Temblando de pánico y de algo más, desenrosqué la botella de Cladoxpan para darle un trago. La incliné sobre mi boca, pero no salió ni una gota.

La botella estaba vacía.

Me quedé mirándola, como si en vez de un termo de metal sostuviese en mi mano el brazo de un alienígena. Estaba vacía. No me lo podía creer.

Levanté la cabeza y observé la posición del sol. El astro ya tenía un color anaranjado y comenzaba a ponerse. Era mucho más tarde de lo que yo pensaba. Había perdido por completo la noción del tiempo.

Es el final. Ahora sí que es el jodido final
.

Con dedos torpes, comencé a pelearme con los cierres de la alforja para sacar la pistola. Tenía que hacerlo, mientras aún tuviese un ápice de control sobre mí mismo. Un gruñido sonó desde dentro de la alforja y me detuve. Era Lúculo, y sonaba aterrorizado.

El gato estaba muerto de miedo.

Me temía a

.

O más bien, a aquello en lo que me estaba convirtiendo.

Mi mano estaba cubierta de una fila tela de araña de venas. Aún no habían reventado, pero dentro de muy poco comenzarían a estallar. De repente me acordé de que la pistola estaba sujeta en el cinturón. Con un gesto torpe, me giré y la saqué de su funda. Mi mirada era turbia, y no podía ver bien. La levanté a la altura de mis ojos, para comprobar la posición del seguro.

Dos disparos. Primero el gato, y después tú. Rápido y limpio
.

La mula dio un saltito para sortear una bicicleta aplastada en medio de la calzada.

Y la pistola salió despedida de mis manos.

—Nooooooooo —gruñí, retorciendo los labios, pero era incapaz de hacer nada más. Las riendas colgaban del cuello de Esperanza, oscilantes, y no podía detener al animal. Mis músculos se contraían en una especie de baile de San Vito macabro y yo había perdido el control de mi cuerpo, así que continuamos la marcha, mientras la Beretta se quedaba tirada en medio del camino, con su cañón negro pavonado reflejando los últimos rayos del atardecer.

Había fallado. Les había fallado a todos. No había sido capaz de salvarme a mí ni de salvarlos a ellos.

A Lúculo, que se debatía enfurecido dentro de una alforja cerrada a cal y canto, tratando de escapar.

A Viktor, que siempre había actuado de manera fiel y leal, jugándose la vida por mí.

A Lucía.

A Lucía.

Luuucíaaa
.

Luuucccíaaaa
.

Lcxciciiaia
.

Lucciihayayaa
.

Y entonces, una enorme ola negra comenzó a precipitarse sobre mí, como un maremoto de inconsciencia, anegando todos mis sentidos.

Y la oscuridad llegó.

42

Tauben

A 20 kilómetros de Gulfport

—¡Virgen del Kazán! ¡Qué olor más espantoso! —gimió Viktor mientras se tapaba la nariz.

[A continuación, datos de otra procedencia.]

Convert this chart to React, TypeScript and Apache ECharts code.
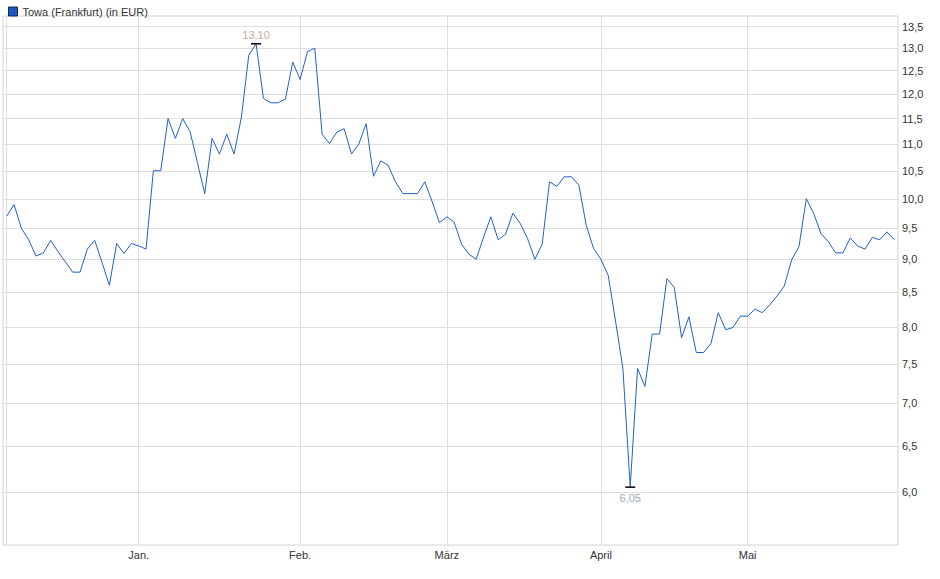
import * as echarts from 'echarts';
import { useEffect, useRef } from 'react';

const SERIES_NAME = 'Towa (Frankfurt) (in EUR)';
const FONT = "'Liberation Sans', Arial, sans-serif";

// Frankfurt trading days, Dec 2024 - May 2025
const dates = [
  '2024-12-02', '2024-12-03', '2024-12-04', '2024-12-05', '2024-12-06', '2024-12-09', '2024-12-10', '2024-12-11',
  '2024-12-12', '2024-12-13', '2024-12-16', '2024-12-17', '2024-12-18', '2024-12-19', '2024-12-20', '2024-12-23',
  '2024-12-27', '2024-12-30',
  '2025-01-02', '2025-01-03', '2025-01-06', '2025-01-07', '2025-01-08', '2025-01-09', '2025-01-10', '2025-01-13',
  '2025-01-14', '2025-01-15', '2025-01-16', '2025-01-17', '2025-01-20', '2025-01-21', '2025-01-22', '2025-01-23',
  '2025-01-24', '2025-01-27', '2025-01-28', '2025-01-29', '2025-01-30', '2025-01-31',
  '2025-02-03', '2025-02-04', '2025-02-05', '2025-02-06', '2025-02-07', '2025-02-10', '2025-02-11', '2025-02-12',
  '2025-02-13', '2025-02-14', '2025-02-17', '2025-02-18', '2025-02-19', '2025-02-20', '2025-02-21', '2025-02-24',
  '2025-02-25', '2025-02-26', '2025-02-27', '2025-02-28',
  '2025-03-03', '2025-03-04', '2025-03-05', '2025-03-06', '2025-03-07', '2025-03-10', '2025-03-11', '2025-03-12',
  '2025-03-13', '2025-03-14', '2025-03-17', '2025-03-18', '2025-03-19', '2025-03-20', '2025-03-21', '2025-03-24',
  '2025-03-25', '2025-03-26', '2025-03-27', '2025-03-28', '2025-03-31',
  '2025-04-01', '2025-04-02', '2025-04-03', '2025-04-04', '2025-04-07', '2025-04-08', '2025-04-09', '2025-04-10',
  '2025-04-11', '2025-04-14', '2025-04-15', '2025-04-16', '2025-04-17', '2025-04-22', '2025-04-23', '2025-04-24',
  '2025-04-25', '2025-04-28', '2025-04-29', '2025-04-30',
  '2025-05-02', '2025-05-05', '2025-05-06', '2025-05-07', '2025-05-08', '2025-05-09', '2025-05-12', '2025-05-13',
  '2025-05-14', '2025-05-15', '2025-05-16', '2025-05-19', '2025-05-20', '2025-05-21', '2025-05-22', '2025-05-23',
  '2025-05-26', '2025-05-27', '2025-05-28', '2025-05-29', '2025-05-30',
];

const prices = [
  9.70, 9.90, 9.50, 9.31, 9.05, 9.10, 9.30, 9.12, 8.96, 8.80, 8.80, 9.16, 9.30, 8.95, 8.60, 9.25, 9.09, 9.25,
  9.21, 9.16, 10.50, 10.50, 11.50, 11.11, 11.50, 11.24, 10.65, 10.09, 11.11, 10.81, 11.19, 10.81, 11.53, 12.84,
  13.10, 11.91, 11.82, 11.82, 11.90, 12.69,
  12.31, 12.92, 13.00, 11.19, 11.01, 11.23, 11.30, 10.81, 11.00, 11.40, 10.40, 10.68, 10.60, 10.30, 10.09, 10.09,
  10.09, 10.30, 9.95, 9.59,
  9.69, 9.60, 9.24, 9.08, 9.00, 9.35, 9.69, 9.31, 9.40, 9.75, 9.58, 9.33, 9.00, 9.24, 10.30, 10.22, 10.39, 10.39,
  10.24, 9.55, 9.17,
  9.00, 8.75, 8.08, 7.44, 6.05, 7.44, 7.21, 7.90, 7.90, 8.70, 8.57, 7.85, 8.14, 7.65, 7.65, 7.77, 8.20, 7.96,
  7.99, 8.15,
  8.15, 8.25, 8.20, 8.31, 8.44, 8.59, 8.99, 9.20, 10.00, 9.75, 9.41, 9.28, 9.10, 9.10, 9.34, 9.21, 9.16, 9.35,
  9.31, 9.44, 9.31,
];

const yTicks = [6.0, 6.5, 7.0, 7.5, 8.0, 8.5, 9.0, 9.5, 10.0, 10.5, 11.0, 11.5, 12.0, 12.5, 13.0, 13.5];
const yMin = 5.47;
const yMax = 13.75;

const monthNames: Record<string, string> = {
  '12': '',
  '01': 'Jan.',
  '02': 'Feb.',
  '03': 'März',
  '04': 'April',
  '05': 'Mai',
};

const deComma = (v: number, digits: number) => v.toFixed(digits).replace('.', ',');

export default function App() {
  const chartRef = useRef<HTMLDivElement>(null);

  useEffect(() => {
    if (!chartRef.current) return;
    const chart = echarts.init(chartRef.current, null, { renderer: 'svg' });

    // first trading day of each month -> vertical grid line + label
    const monthStarts = dates
      .map((d, i) => (i === 0 || d.slice(5, 7) !== dates[i - 1].slice(5, 7) ? i : -1))
      .filter(i => i >= 0);
    const logTicks = yTicks.map(v => Math.log(v));

    chart.setOption({
      animation: false,
      backgroundColor: '#fff',
      textStyle: { fontFamily: FONT },
      legend: {
        left: 3,
        top: 1,
        itemWidth: 9,
        itemHeight: 9,
        icon: 'rect',
        selectedMode: false,
        textStyle: { color: '#333', fontSize: 11, fontFamily: FONT },
        itemStyle: { color: '#1f55bd', borderColor: '#0d2a66', borderWidth: 1 },
        data: [SERIES_NAME],
      },
      grid: {
        left: 3,
        right: 42,
        top: 16,
        bottom: 34,
        show: true,
        borderColor: '#d4d4d4',
        borderWidth: 1,
        backgroundColor: 'transparent',
      },
      xAxis: {
        type: 'value',
        min: -0.5,
        max: dates.length - 0.5,
        axisLine: { show: false },
        axisTick: { show: false, customValues: monthStarts },
        axisLabel: {
          customValues: monthStarts,
          color: '#333',
          fontSize: 11,
          fontFamily: FONT,
          margin: 4,
          formatter: (v: number) => monthNames[dates[Math.round(v)].slice(5, 7)] ?? '',
        },
        splitLine: { show: true, lineStyle: { color: '#dedede', width: 1 } },
      },
      yAxis: {
        type: 'value',
        position: 'right',
        min: Math.log(yMin),
        max: Math.log(yMax),
        axisLine: { show: false },
        axisTick: { show: false, customValues: logTicks },
        axisLabel: {
          customValues: logTicks,
          color: '#333',
          fontSize: 11,
          fontFamily: FONT,
          margin: 4,
          formatter: (v: number) => deComma(Math.exp(v), 1),
        },
        splitLine: { show: true, lineStyle: { color: '#dedede', width: 1 } },
      },
      series: [
        {
          name: SERIES_NAME,
          type: 'line',
          data: prices.map((p, i) => [i, Math.log(p)]),
          showSymbol: false,
          symbol: 'none',
          lineStyle: { color: '#2160c8', width: 1 },
          itemStyle: { color: '#1f55bd' },
          markPoint: {
            symbol: 'rect',
            symbolSize: [10, 1.5],
            itemStyle: { color: '#000' },
            data: [
              {
                type: 'max',
                valueDim: 'y',
                label: { position: 'top', distance: 3, color: '#bfab9a' },
              },
              {
                type: 'min',
                valueDim: 'y',
                label: { position: 'bottom', distance: 5, color: '#9aa9bb' },
              },
            ],
            label: {
              fontSize: 11,
              fontFamily: FONT,
              formatter: (p: any) => deComma(Math.exp(p.value), 2),
            },
          },
        },
      ],
    });

    return () => chart.dispose();
  }, []);

  return (
    <div
      ref={chartRef}
      style={{ position: 'fixed', left: 0, top: 0, width: 940, height: 579 }}
    />
  );
}
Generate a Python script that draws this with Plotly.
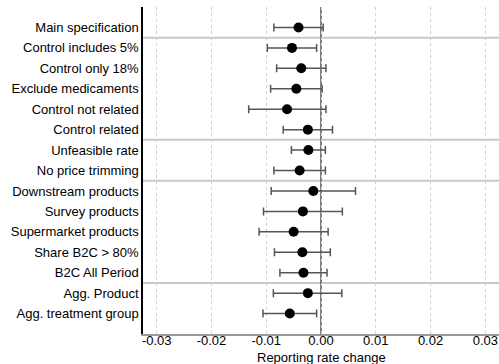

—Pues eso no es nada —replicó Mendoza alegremente—, ya verás cuando lleguemos al vertedero. Está a menos de dos kilómetros, pasada esa loma. Allí la peste es verdaderamente insoportable.

El convoy rodaba lentamente por una carretera en mal estado que serpenteaba entre construcciones abandonadas. Era una caravana de una docena de vehículos, formada por dos blindados, que abrían y cerraban la marcha, y diez camiones de basura con la cabina reforzada mediante barrotes de hierro.